West side set to party all day long

map
        West-side stereotypes take a hit when Tony Lange takes a walk.

        Tradition-bound inaction yields to burning ambition. A dream becomes reality with Saturday's Westfest 2002, a street festival of music, food and fund-raisers.

        Last summer, Tony attended a meeting of the Cheviot-Westwood Business Association. Sitting with his fellow members, he heard the bad news.

        The group's annual summer picnic was a flop. Poor attendance. Piddling revenues. Meant to raise funds for a college scholarship given to a student who's given something back to the community, the picnic lost money.

        After the meeting, Tony took a walk along the deserted streets of Cheviot. Night had fallen on the little west-side city of, by last count, 9,015 citizens.

        That night, Tony had the sidewalks to himself and his dreams.

        The association, he reasoned, needed a new scholarship fund-raiser. The solution, he told himself, was a street festival. Done just right.

        “Nothing rinky-dink.”

        He envisioned closing Cheviot's main drag and staging a taste-of-the-west-side street festival at the intersection of Harrison and Glenmore avenues.

        “I could just see the people,” he said. “I could hear the rides, the kids laughing, music playing.

        “I could smell the food.”

        Tony will experience those sensations for real 11 a.m. Saturday when Westfest 2002 kicks off its 12-hour inaugural run.

        A dream will be realized that day: For west-siders weary of their stick-in-the-mud image — and for Tony, who's expecting a crowd of 20,000 festival-goers.
       

Company's coming

        Twenty thousand people?
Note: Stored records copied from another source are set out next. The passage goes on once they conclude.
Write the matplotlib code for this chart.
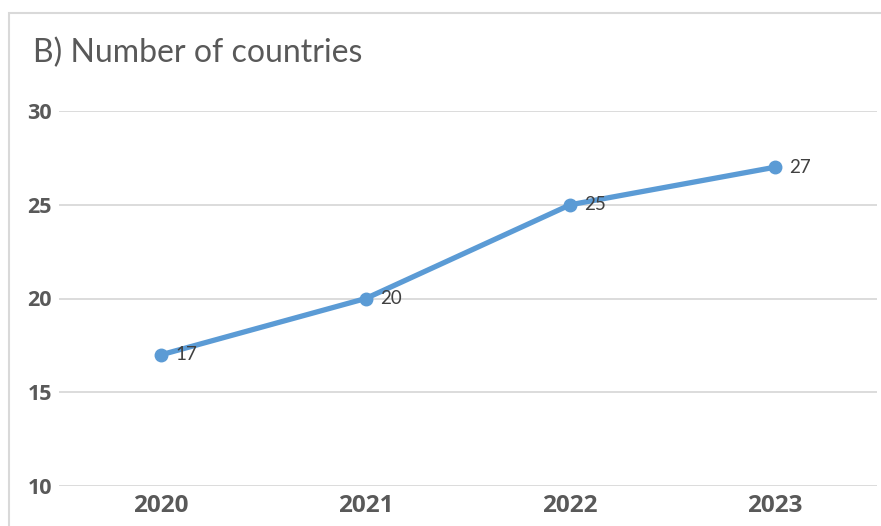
import matplotlib.pyplot as plt
from matplotlib.patches import Rectangle

plt.rcParams['font.family'] = ['Lato', 'DejaVu Sans']

years = ['2020', '2021', '2022', '2023']
countries = [17, 20, 25, 27]
y_ticks = [10, 15, 20, 25, 30]

fig = plt.figure(figsize=(8.81, 5.26), dpi=100)
# chart border (cropped at the right and bottom)
fig.patches.append(Rectangle((9 / 881, -0.1), 1.2, 1 - 13 / 526 + 0.1,
                             transform=fig.transFigure, fill=False,
                             edgecolor='#D9D9D9', linewidth=1.5))

ax = fig.add_axes([59 / 881, 40 / 526, 818 / 881, 375 / 526])
x = range(len(years))
ax.plot(x, countries, color='#5B9BD5', linewidth=3.8, marker='o',
        markersize=9, solid_capstyle='round')
for a, b in zip(x, countries):
    ax.annotate(str(b), (a, b), xytext=(10, 0), textcoords='offset points',
                ha='left', va='center', fontsize=13.5, color='#404040')

ax.set_xlim(-0.5, 3.5)
ax.set_ylim(10, 30)
ax.set_yticks(y_ticks)
ax.set_xticks(list(x))
ax.set_xticklabels(years, fontsize=17.5, fontweight='bold', color='#595959',
                   family='Open Sans')
ax.set_yticklabels([str(t) for t in y_ticks], fontsize=15.5,
                   fontweight='bold', color='#595959', family='Open Sans')
ax.tick_params(length=0)
ax.tick_params(axis='y', pad=5)
ax.tick_params(axis='x', pad=6)
ax.grid(axis='y', color='#D9D9D9', linewidth=1.3)
ax.set_axisbelow(True)
for s in ax.spines.values():
    s.set_visible(False)

fig.text(33 / 881, 1 - 53 / 526, 'B) Number of countries', fontsize=23,
         color='#595959', va='center', ha='left')

fig.savefig('out.png', dpi=100)
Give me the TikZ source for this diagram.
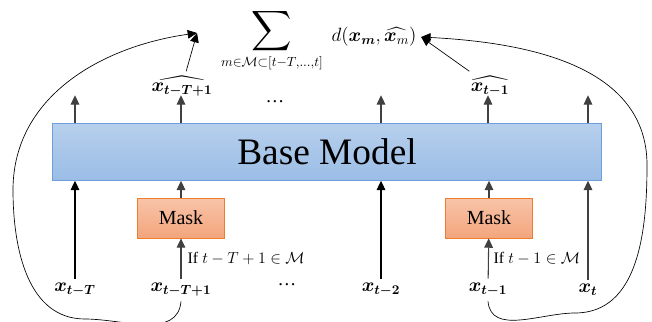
\documentclass[tikz,border=0pt]{standalone}
\usepackage{amsmath, amssymb}
\usepackage{fontspec}
\setmainfont{Liberation Serif}
\usetikzlibrary{arrows.meta}

\definecolor{baseTop}{HTML}{B6CFEC}
\definecolor{baseBot}{HTML}{9BBDE6}
\definecolor{baseLine}{HTML}{6F9FDA}
\definecolor{maskTop}{HTML}{F8C4A9}
\definecolor{maskBot}{HTML}{F3A57D}
\definecolor{maskLine}{HTML}{ED7D31}

\tikzset{
  arr/.style={line width=0.8pt, -{Triangle[length=7pt,width=6.5pt]}},
  loopline/.style={line width=0.5pt, -{Triangle[length=7pt,width=6.5pt]}},
  basebox/.style={draw=baseLine, line width=0.6pt, top color=baseTop, bottom color=baseBot,
    minimum width=412pt, minimum height=42.5pt, font=\fontsize{28}{30}\selectfont},
  maskbox/.style={draw=maskLine, line width=0.6pt, top color=maskTop, bottom color=maskBot,
    minimum width=65pt, minimum height=30pt, font=\fontsize{15}{17}\selectfont},
  seq/.style={font=\fontsize{14}{16}\selectfont},
  cond/.style={font=\fontsize{12}{14}\selectfont, anchor=west, inner sep=1pt}
}

\begin{document}
\begin{tikzpicture}[x=0.75pt, y=-0.75pt]
\useasboundingbox (0,0) rectangle (652,321);

% model and masks
\node[basebox] (base) at (327,152) {Base Model};
\node[maskbox] (maskA) at (181,218) {Mask};
\node[maskbox] (maskB) at (489,218) {Mask};

% inputs
\node[seq] (xT) at (75,290) {$\boldsymbol{x_{t-T}}$};
\node[seq] (xT1) at (181,290) {$\boldsymbol{x_{t-T+1}}$};
\node[seq] (dotsB) at (287,285) {\dots};
\node[seq] (x2) at (381,290) {$\boldsymbol{x_{t-2}}$};
\node[seq] (x1) at (488,290) {$\boldsymbol{x_{t-1}}$};
\node[seq] (x0) at (588,290) {$\boldsymbol{x_{t}}$};

% outputs and loss
\node[seq] (hT1) at (182,86) {$\widehat{\boldsymbol{x_{t-T+1}}}$};
\node[seq] (h1) at (490,86) {$\widehat{\boldsymbol{x_{t-1}}}$};
\node[seq] (dotsT) at (275,102) {\dots};
\node[seq, inner sep=0pt, anchor=north] (sumexp) at (272,8)
  {$\displaystyle\mathop{\text{\fontsize{21}{23}\selectfont$\displaystyle\sum$}}\limits_{m\in\mathcal{M}\subset[t-T,\dots,t]}$};
\node[seq] (dterm) at (374,37) {$d(\boldsymbol{x_m},\widehat{\boldsymbol{x}_m})$};
\coordinate (lossL) at (197,33);

% input arrows
\draw[arr] (xT) -- (xT |- base.south);
\draw[arr] (x2) -- (x2 |- base.south);
\draw[arr, black!75] (x0) -- (x0 |- base.south);
\draw[arr, black!75] (xT1) -- (maskA);
\draw[arr, black!75] (maskA) -- (maskA |- base.south);
\draw[arr, black!75] (x1) -- (maskB);
\draw[arr, black!75] (maskB) -- (maskB |- base.south);
\node[cond] (condA) at (186,259) {If $t-T+1\in\mathcal{M}$};
\node[cond] (condB) at (492,259) {If $t-1\in\mathcal{M}$};

% output arrows
\foreach \n in {xT,xT1,x2,x1,x0}
  \draw[arr, black!75] (base.north -| \n) -- ++(0,-28);
\draw[loopline] (hT1) -- (lossL);
\draw[loopline] (h1) -- (dterm.east);

% loops back to the loss
\draw[loopline] (xT1.south) to[out=-95,in=0] (85,319) to[out=180,in=-90] (13,190)
  to[out=90,in=188] (lossL);
\draw[loopline] (x1.south) to[out=-85,in=180] (575,313) to[out=0,in=-90] (647,165)
  to[out=90,in=-3] (dterm.east);
\end{tikzpicture}
\end{document}
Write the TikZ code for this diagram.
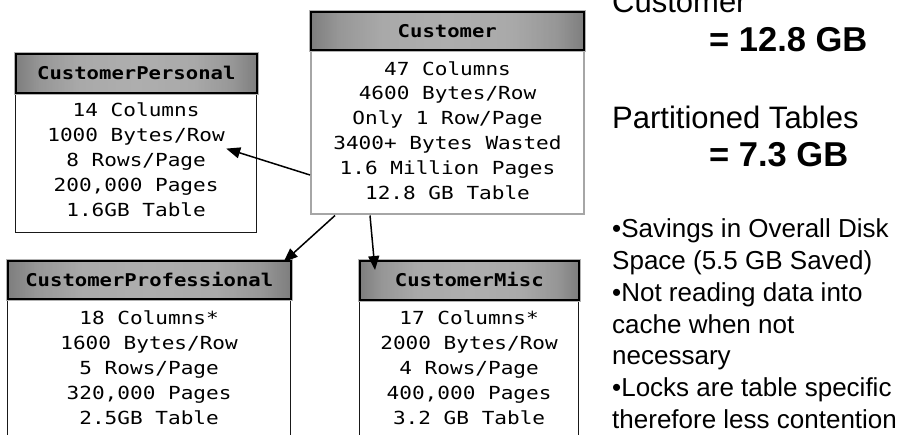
\documentclass[tikz,border=0pt]{standalone}
\usepackage{fontspec}
\setmainfont{Liberation Sans}
\newfontfamily\tablefont[FakeStretch=1.17]{DejaVu Sans Mono}
\usetikzlibrary{arrows.meta,calc,fadings}

% title bars: dark at both ends, light in the middle
\pgfdeclarehorizontalshading{headershade}{100bp}{%
  color(0bp)=(black!76); color(10bp)=(black!68); color(20bp)=(black!45);
  color(30bp)=(black!18); color(38bp)=(black!8); color(50bp)=(black!5);
  color(62bp)=(black!8); color(70bp)=(black!18); color(80bp)=(black!45);
  color(90bp)=(black!68); color(100bp)=(black!76)}
% darker rim along the top and bottom edges
\tikzfading[name=rimfade, top color=transparent!72, middle color=transparent!100,
  bottom color=transparent!72]

\tikzset{
  header/.style={rectangle, anchor=north west, shading=headershade,
    draw=black, line width=1.6bp, preaction={draw=black!30, line width=3.6bp},
    postaction={fill=black, path fading=rimfade},
    inner sep=0pt, text height=12.8bp, text depth=0bp,
    font=\tablefont\bfseries\fontsize{17.6bp}{20bp}\selectfont},
  body/.style={rectangle, anchor=north west, draw=black!90, line width=1.2bp,
    inner sep=0pt},
  rows/.style={anchor=north, align=center, inner sep=0pt,
    font=\tablefont\fontsize{18bp}{24.8bp}\selectfont},
  link/.style={line width=1.5bp, -{Triangle[length=14bp,width=11bp]}},
  note/.style={anchor=base west, inner sep=0pt, font=\fontsize{26bp}{31.7bp}\selectfont},
  big/.style={anchor=base west, inner sep=0pt, font=\fontsize{31bp}{36bp}\selectfont},
  bigbold/.style={anchor=base west, inner sep=0pt, font=\fontsize{34.5bp}{40bp}\selectfont\bfseries},
}

\begin{document}
\begin{tikzpicture}[x=1bp,y=-1bp]
\useasboundingbox (0,0) rectangle (906,435);
\clip (0,0) rectangle (906,435);

% table frames
\node[body, draw=black!35, line width=2bp, minimum width=273bp, minimum height=164.5bp] (cust-b) at (310,49) {};
\node[body, minimum width=241bp, minimum height=140bp] (pers-b) at (15,92) {};
\node[body, minimum width=283bp, minimum height=180bp] (prof-b) at (7,298) {};
\node[body, minimum width=219bp, minimum height=180bp] (misc-b) at (359,299) {};

% title bars
\node[header, minimum width=273bp, minimum height=38bp] (cust-h) at (310,11) {Customer};
\node[header, minimum width=241bp, minimum height=39bp] (pers-h) at (15,53) {CustomerPersonal};
\node[header, minimum width=283bp, minimum height=38bp] (prof-h) at (7,260) {CustomerProfessional};
\node[header, minimum width=219bp, minimum height=39bp] (misc-h) at (359,260) {CustomerMisc};

% table statistics
\node[rows] (cust-t) at ($(cust-b.north)+(0,12.2)$)
  {47 Columns\\4600 Bytes/Row\\Only 1 Row/Page\\3400+ Bytes Wasted\\1.6 Million Pages\\12.8 GB Table};
\node[rows] (pers-t) at ($(pers-b.north)+(0,10.9)$)
  {14 Columns\\1000 Bytes/Row\\8 Rows/Page\\200,000 Pages\\1.6GB Table};
\node[rows] (prof-t) at ($(prof-b.north)+(0,12.9)$)
  {18 Columns*\\1600 Bytes/Row\\5 Rows/Page\\320,000 Pages\\2.5GB Table};
\node[rows] (misc-t) at ($(misc-b.north)+(0,11.9)$)
  {17 Columns*\\2000 Bytes/Row\\4 Rows/Page\\400,000 Pages\\3.2 GB Table};

% split arrows
\draw[link] ($(cust-b.south west)+(0,-40.5)$) -- ($(pers-b.east)+(-31,-14)$);
\draw[link] ($(cust-b.south west)+(25,0)$) -- ($(prof-h.north east)+(-8,2)$);
\draw[link] ($(cust-b.south west)+(60,0)$) -- ($(misc-h.north west)+(16,10)$);

% size summary
\node[big] (sum-a) at (612,13) {Customer};
\node[bigbold] (sum-b) at (709,52) {= 12.8 GB};
\node[big] (sum-c) at (612,129) {Partitioned Tables};
\node[bigbold] (sum-d) at (709,167) {= 7.3 GB};

% benefits
\node[note] (n1) at (612,238) {•Savings in Overall Disk};
\node[note] (n2) at (612,269.7) {Space (5.5 GB Saved)};
\node[note] (n3) at (612,301.4) {•Not reading data into};
\node[note] (n4) at (612,333.1) {cache when not};
\node[note] (n5) at (612,364.8) {necessary};
\node[note] (n6) at (612,396.5) {•Locks are table specific};
\node[note] (n7) at (612,428.2) {therefore less contention};
\end{tikzpicture}
\end{document}
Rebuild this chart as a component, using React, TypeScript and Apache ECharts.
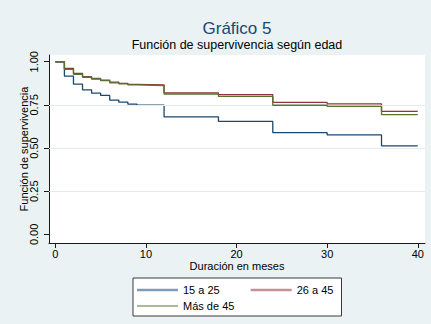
import { useEffect, useRef } from "react";
import * as echarts from "echarts";

// Kaplan-Meier survival estimates by age group, months since start
const months = [0, 1, 2, 3, 4, 5, 6, 7, 8, 9, 12, 18, 24, 30, 36, 40];
const surv15a25 = [1, 0.917, 0.87, 0.837, 0.818, 0.805, 0.778, 0.766, 0.755, 0.749, 0.681, 0.654, 0.589, 0.576, 0.513, 0.513];
const surv26a45 = [1, 0.962, 0.933, 0.914, 0.903, 0.894, 0.882, 0.875, 0.869, 0.866, 0.82, 0.809, 0.764, 0.756, 0.712, 0.712];
const survMas45 = [1, 0.956, 0.927, 0.91, 0.9, 0.89, 0.878, 0.872, 0.866, 0.862, 0.813, 0.799, 0.748, 0.741, 0.694, 0.694];

const groupNames = ["15 a 25", "26 a 45", "Más de 45"];
const lineColors = ["#1A476F", "#90353B", "#55752F"];
const legendColors = ["#7F9BB8", "#C49296", "#55752F"];
const legendWidths = [2.5, 2.5, 1];

const xTicks = [0, 10, 20, 30, 40];
const yTicks = [0, 0.25, 0.5, 0.75, 1];
const yGridLines = [0.25, 0.5, 0.75];

const FONT = "'Liberation Sans', Arial, Helvetica, sans-serif";
const AXIS_COLOR = "#1a1a1a";

export default function App() {
  const ref = useRef<HTMLDivElement>(null);

  useEffect(() => {
    document.body.style.margin = "0";
    if (!ref.current) return;
    const chart = echarts.init(ref.current, undefined, { renderer: "svg" });

    const seriesValues = [surv15a25, surv26a45, survMas45];
    const curves = seriesValues.map((vals, i) => ({
      type: "line",
      name: groupNames[i],
      step: "end",
      symbol: "none",
      showSymbol: false,
      z: 3 + i,
      lineStyle: { color: lineColors[i], width: 1.3 },
      itemStyle: { color: lineColors[i] },
      emphasis: { disabled: true },
      data: months.map((t, k) => [t, vals[k]]),
    }));

    const legendItem = (i: number) => ({
      name: groupNames[i],
      icon: "rect",
      itemStyle: { color: legendColors[i] },
    });

    const legendBase = {
      left: 137,
      padding: 0,
      itemWidth: 41,
      itemGap: 31,
      selectedMode: false,
      textStyle: { fontFamily: FONT, fontSize: 11, color: "#000" },
    };

    chart.setOption({
      animation: false,
      backgroundColor: "#EAF2F3",
      textStyle: { fontFamily: FONT },
      title: [
        {
          text: "Gráfico 5",
          left: 237,
          top: 20,
          padding: 0,
          textAlign: "center",
          textStyle: { fontFamily: FONT, fontSize: 17, fontWeight: "normal", color: "#1A476F" },
        },
        {
          text: "Función de supervivencia según edad",
          left: 237,
          top: 38,
          padding: 0,
          textAlign: "center",
          textStyle: { fontFamily: FONT, fontSize: 12.5, fontWeight: "normal", color: "#000" },
        },
      ],
      grid: {
        left: 49,
        right: 6,
        top: 55,
        bottom: 81,
        show: true,
        backgroundColor: "#ffffff",
        borderWidth: 0,
      },
      xAxis: {
        type: "value",
        min: -0.7,
        max: 40.8,
        name: "Duración en meses",
        nameLocation: "middle",
        nameGap: 17,
        nameMoveOverlap: false,
        nameTextStyle: { fontFamily: FONT, fontSize: 11, color: "#000" },
        axisLine: { show: true, onZero: false, lineStyle: { color: AXIS_COLOR, width: 1 } },
        axisTick: { show: true, length: 5, customValues: xTicks, lineStyle: { color: AXIS_COLOR } },
        axisLabel: { customValues: xTicks, margin: 5, fontFamily: FONT, fontSize: 11, color: "#000" },
        splitLine: { show: false },
      },
      yAxis: {
        type: "value",
        min: -0.05,
        max: 1.039,
        name: "Función de supervivencia",
        nameLocation: "middle",
        nameRotate: 90,
        nameGap: 20,
        nameMoveOverlap: false,
        nameTextStyle: { fontFamily: FONT, fontSize: 11, color: "#000" },
        axisLine: { show: true, onZero: false, lineStyle: { color: AXIS_COLOR, width: 1 } },
        axisTick: { show: true, length: 5, customValues: yTicks, lineStyle: { color: AXIS_COLOR } },
        axisLabel: {
          customValues: yTicks,
          rotate: 90,
          margin: 10,
          fontFamily: FONT,
          fontSize: 11,
          color: "#000",
          formatter: (v: number) => v.toFixed(2),
        },
        splitLine: { show: false },
      },
      legend: [
        {
          ...legendBase,
          top: 284.5,
          itemHeight: legendWidths[0],
          data: [legendItem(0), legendItem(1)],
        },
        {
          ...legendBase,
          top: 300.5,
          itemHeight: legendWidths[2],
          data: [legendItem(2)],
        },
      ],
      graphic: [
        {
          type: "rect",
          left: 132.5,
          top: 277.5,
          shape: { width: 208.5, height: 38 },
          style: { fill: "#ffffff", stroke: "#3a3a3a", lineWidth: 1 },
          silent: true,
        },
      ],
      series: [
        {
          type: "line",
          name: "grid",
          data: [],
          silent: true,
          z: 1,
          markLine: {
            silent: true,
            symbol: "none",
            label: { show: false },
            emphasis: { disabled: true },
            lineStyle: { color: "#E2EBED", width: 1, type: "solid" },
            data: yGridLines.map((v) => ({ yAxis: v })),
          },
        },
        ...curves,
      ],
    });

    return () => chart.dispose();
  }, []);

  return <div ref={ref} style={{ width: 431, height: 324 }} />;
}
Deep in the heart of Cheviot? On a Saturday? In the summer?

        Is he crazy?

        “I've lost track of how many times I've been asked that,” Tony said with a smile. We sat in his office, a converted garage where he publishes the WestSider entertainment magazine.

        Tony knows why his sanity is questioned. It's because of the stereotypes attached to people clinging to lifestyles as tightly as their houses cling to the hillsides of western Hamilton County.

        “The west side has always been considered conservative, resistant to change,” Tony noted.

        Easy for him to say. The 34-year-old has solid west-side credentials. Lives in Cheviot. Attended classes at Westwood, St. Catharine, Midway and Elder.

        Tony also knows those so-called conservatives have a flair for adventure. And fun.

        That flair is very deep-seated. But it surfaces at street festivals.

        Tony's been to “the tastes of Blue Ash, Colerain and Cincinnati.” At these events, he's seen other west-siders — after their passports have been stamped.

        He's convinced they will support Westfest 2002.

        “Just approach them in the right manner with a well-thought-out plan,” he said. And they will come.

        “They won't be afraid to spend their money,” he added. “They just want a good return on their investment.”
       

Change is good

        To that end, Westfest features 75 booths, 27 food vendors, amusement rides, a crafts tent, car show, two stages and 20 acts. All for a good cause.

        “Nobody's making money on this,” Tony said. “Proceeds go back to the community in the form of the scholarship.”

        He's already being asked about Westfest 2003. The general consensus wants a two-day event next year.

        Tony has it covered. When he took his late-night walk last summer, the laughter, the aromas and the crowds he imagined weren't just for one day. They ran an entire weekend, creating memories that could last forever.